Description of the task.
Of the material below, the lines to be retyped are those from the line containing "Write the D3.js code for this chart." through the line containing "3.5, 4, 4.5, 5];", inclusive; reproduce them exactly.

# # # #

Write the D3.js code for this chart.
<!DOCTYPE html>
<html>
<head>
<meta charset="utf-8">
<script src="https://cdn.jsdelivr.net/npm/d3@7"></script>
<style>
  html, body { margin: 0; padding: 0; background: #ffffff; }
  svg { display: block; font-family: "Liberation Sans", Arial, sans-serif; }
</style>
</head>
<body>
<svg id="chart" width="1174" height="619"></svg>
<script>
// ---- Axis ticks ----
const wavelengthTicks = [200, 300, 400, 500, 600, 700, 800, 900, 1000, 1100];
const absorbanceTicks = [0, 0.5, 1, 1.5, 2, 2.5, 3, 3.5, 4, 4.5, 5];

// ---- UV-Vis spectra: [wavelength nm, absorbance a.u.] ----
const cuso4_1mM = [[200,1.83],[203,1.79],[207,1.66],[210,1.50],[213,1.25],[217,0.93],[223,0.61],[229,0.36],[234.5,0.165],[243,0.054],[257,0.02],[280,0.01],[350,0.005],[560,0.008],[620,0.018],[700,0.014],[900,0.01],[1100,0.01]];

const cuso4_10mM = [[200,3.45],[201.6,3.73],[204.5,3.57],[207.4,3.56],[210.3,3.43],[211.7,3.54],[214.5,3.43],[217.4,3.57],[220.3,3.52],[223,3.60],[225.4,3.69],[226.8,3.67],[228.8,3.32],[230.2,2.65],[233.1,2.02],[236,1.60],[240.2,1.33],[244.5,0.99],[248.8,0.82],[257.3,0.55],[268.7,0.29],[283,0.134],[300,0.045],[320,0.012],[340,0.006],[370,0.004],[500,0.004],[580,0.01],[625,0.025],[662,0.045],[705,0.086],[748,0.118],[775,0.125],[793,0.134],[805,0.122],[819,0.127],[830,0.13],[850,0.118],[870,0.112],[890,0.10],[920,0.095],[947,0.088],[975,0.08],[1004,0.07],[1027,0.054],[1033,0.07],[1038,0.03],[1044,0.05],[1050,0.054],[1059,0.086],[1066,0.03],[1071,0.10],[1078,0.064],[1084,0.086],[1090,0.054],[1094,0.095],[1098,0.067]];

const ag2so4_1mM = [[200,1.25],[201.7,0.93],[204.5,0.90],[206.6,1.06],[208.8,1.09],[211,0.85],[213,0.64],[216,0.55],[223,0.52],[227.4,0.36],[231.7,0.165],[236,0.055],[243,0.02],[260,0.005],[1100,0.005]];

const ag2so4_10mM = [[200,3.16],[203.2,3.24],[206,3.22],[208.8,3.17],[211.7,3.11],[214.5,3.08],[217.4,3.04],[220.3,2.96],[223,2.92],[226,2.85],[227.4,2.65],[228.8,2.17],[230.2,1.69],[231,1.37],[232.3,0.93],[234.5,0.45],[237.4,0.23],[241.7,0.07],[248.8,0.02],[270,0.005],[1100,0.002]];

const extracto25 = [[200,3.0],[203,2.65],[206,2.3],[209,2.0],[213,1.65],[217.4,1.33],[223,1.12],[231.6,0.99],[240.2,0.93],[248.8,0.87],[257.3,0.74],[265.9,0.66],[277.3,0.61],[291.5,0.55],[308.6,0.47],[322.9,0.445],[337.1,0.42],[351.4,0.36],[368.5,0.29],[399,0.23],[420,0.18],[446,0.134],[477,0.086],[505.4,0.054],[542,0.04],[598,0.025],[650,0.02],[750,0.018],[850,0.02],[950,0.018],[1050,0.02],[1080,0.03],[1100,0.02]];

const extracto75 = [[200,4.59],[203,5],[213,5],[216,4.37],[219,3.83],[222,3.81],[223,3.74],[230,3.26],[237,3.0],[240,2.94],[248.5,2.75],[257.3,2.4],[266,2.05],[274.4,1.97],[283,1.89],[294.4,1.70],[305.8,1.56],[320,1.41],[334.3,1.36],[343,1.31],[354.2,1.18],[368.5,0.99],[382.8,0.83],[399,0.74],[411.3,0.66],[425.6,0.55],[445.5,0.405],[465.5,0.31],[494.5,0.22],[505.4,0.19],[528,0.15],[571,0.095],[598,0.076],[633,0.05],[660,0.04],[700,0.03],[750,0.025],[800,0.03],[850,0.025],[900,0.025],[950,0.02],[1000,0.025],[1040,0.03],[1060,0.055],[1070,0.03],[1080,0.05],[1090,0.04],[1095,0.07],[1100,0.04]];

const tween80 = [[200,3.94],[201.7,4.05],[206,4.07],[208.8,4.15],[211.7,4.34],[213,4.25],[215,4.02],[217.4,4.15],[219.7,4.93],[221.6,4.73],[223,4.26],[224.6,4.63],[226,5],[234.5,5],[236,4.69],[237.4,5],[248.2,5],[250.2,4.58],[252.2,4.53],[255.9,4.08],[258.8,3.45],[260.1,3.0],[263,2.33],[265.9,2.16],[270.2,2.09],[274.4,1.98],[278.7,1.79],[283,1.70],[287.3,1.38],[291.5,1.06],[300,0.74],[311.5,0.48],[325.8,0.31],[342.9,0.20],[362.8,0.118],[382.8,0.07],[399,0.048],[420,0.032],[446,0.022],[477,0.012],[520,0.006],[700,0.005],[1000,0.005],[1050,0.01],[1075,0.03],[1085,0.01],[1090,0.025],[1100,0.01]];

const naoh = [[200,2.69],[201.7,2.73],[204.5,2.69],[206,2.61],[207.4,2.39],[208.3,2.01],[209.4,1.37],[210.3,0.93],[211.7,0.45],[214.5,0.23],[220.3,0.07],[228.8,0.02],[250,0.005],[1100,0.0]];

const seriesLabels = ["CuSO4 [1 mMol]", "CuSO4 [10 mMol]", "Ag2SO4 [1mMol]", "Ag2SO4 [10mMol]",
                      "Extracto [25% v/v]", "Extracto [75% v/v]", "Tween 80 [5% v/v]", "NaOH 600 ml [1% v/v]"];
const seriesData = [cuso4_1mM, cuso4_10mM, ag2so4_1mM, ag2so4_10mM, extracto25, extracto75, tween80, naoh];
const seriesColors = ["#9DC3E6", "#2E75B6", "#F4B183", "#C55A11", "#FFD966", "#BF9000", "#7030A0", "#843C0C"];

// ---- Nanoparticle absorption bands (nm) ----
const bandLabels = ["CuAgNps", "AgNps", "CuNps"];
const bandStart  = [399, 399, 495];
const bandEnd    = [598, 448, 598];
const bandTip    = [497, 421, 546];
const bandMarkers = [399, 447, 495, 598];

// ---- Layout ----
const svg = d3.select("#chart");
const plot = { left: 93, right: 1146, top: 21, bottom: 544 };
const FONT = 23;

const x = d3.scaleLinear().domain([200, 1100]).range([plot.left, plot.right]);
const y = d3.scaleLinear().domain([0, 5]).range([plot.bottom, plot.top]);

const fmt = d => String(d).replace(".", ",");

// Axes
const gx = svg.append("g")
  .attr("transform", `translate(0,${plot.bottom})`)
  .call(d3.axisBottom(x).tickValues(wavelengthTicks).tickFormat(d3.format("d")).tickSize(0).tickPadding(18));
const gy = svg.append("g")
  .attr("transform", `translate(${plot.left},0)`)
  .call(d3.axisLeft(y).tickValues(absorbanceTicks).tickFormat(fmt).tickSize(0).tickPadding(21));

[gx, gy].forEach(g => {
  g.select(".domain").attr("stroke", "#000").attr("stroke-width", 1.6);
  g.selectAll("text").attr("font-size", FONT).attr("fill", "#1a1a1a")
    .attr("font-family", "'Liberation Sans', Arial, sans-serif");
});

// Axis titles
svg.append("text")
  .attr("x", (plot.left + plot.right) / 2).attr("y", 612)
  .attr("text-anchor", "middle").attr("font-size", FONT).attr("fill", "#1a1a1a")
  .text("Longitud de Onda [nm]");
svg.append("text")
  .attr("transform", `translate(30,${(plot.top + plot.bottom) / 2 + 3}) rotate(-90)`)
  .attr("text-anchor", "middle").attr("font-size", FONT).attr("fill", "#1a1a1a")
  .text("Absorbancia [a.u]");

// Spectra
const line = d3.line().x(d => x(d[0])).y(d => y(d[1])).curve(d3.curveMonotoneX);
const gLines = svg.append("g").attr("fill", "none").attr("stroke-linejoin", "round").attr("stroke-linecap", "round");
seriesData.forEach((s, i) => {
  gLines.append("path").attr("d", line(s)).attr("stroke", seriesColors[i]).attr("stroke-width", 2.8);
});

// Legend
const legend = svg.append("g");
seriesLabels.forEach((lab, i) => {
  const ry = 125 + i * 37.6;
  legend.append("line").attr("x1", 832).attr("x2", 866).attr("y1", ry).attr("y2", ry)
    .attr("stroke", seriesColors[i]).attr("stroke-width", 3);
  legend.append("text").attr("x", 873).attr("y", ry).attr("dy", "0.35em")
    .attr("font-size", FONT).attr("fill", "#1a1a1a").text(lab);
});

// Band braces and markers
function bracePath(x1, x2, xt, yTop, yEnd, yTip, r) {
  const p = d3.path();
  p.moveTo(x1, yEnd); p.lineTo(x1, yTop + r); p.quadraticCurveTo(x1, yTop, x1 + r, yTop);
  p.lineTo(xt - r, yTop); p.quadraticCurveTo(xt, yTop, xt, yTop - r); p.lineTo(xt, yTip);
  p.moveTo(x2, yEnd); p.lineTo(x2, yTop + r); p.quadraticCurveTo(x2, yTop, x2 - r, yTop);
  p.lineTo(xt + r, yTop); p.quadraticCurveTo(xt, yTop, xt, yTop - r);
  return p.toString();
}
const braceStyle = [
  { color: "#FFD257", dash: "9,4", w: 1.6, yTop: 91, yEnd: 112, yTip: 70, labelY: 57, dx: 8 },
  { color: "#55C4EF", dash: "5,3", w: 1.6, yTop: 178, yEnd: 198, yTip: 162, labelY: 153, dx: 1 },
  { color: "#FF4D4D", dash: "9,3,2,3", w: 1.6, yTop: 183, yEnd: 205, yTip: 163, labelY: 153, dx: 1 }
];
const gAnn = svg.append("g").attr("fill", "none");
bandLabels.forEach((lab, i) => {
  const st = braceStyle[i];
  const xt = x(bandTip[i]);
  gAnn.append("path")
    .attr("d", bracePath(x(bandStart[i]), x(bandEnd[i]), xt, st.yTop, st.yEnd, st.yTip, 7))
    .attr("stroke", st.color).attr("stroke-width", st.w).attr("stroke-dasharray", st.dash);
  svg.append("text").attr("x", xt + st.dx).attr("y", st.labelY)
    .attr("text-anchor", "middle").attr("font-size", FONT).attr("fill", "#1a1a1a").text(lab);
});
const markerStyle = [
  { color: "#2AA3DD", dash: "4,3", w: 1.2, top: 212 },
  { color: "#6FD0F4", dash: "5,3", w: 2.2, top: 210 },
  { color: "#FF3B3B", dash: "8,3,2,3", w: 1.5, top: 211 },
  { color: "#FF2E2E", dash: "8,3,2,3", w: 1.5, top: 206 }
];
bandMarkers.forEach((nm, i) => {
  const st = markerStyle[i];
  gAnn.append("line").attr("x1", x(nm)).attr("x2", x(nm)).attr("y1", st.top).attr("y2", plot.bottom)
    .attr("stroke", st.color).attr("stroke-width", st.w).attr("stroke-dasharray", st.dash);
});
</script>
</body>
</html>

# # # #

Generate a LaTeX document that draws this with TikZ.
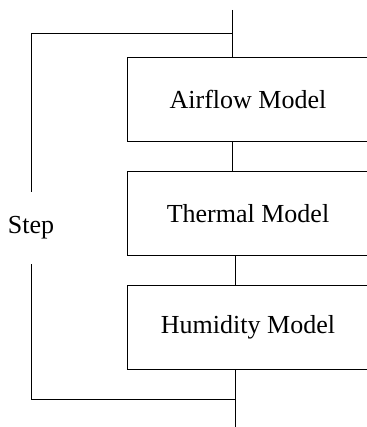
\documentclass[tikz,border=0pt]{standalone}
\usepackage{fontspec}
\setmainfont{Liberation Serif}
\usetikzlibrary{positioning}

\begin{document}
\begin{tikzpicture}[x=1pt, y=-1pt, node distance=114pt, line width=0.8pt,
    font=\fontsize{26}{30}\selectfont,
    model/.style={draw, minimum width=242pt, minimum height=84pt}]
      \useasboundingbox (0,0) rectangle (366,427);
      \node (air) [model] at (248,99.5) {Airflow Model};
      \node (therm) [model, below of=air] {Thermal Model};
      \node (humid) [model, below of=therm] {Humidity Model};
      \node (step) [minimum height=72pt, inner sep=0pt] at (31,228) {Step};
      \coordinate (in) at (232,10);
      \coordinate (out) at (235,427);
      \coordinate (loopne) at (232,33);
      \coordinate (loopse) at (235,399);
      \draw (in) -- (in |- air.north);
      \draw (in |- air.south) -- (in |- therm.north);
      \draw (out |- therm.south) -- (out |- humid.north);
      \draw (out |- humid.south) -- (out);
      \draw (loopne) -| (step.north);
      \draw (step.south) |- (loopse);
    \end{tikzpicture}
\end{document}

# # # #

Exercise solution.
Write the D3.js code for this chart.
<!DOCTYPE html>
<html>
<head>
<meta charset="utf-8">
<script src="https://cdn.jsdelivr.net/npm/d3@7"></script>
<style>
  html, body { margin: 0; padding: 0; background: #ffffff; }
  svg { display: block; font-family: "Liberation Sans", Arial, sans-serif; }
</style>
</head>
<body>
<svg id="chart" width="1174" height="619"></svg>
<script>
// ---- Axis ticks ----
const wavelengthTicks = [200, 300, 400, 500, 600, 700, 800, 900, 1000, 1100];
const absorbanceTicks = [0, 0.5, 1, 1.5, 2, 2.5, 3, 3.5, 4, 4.5, 5];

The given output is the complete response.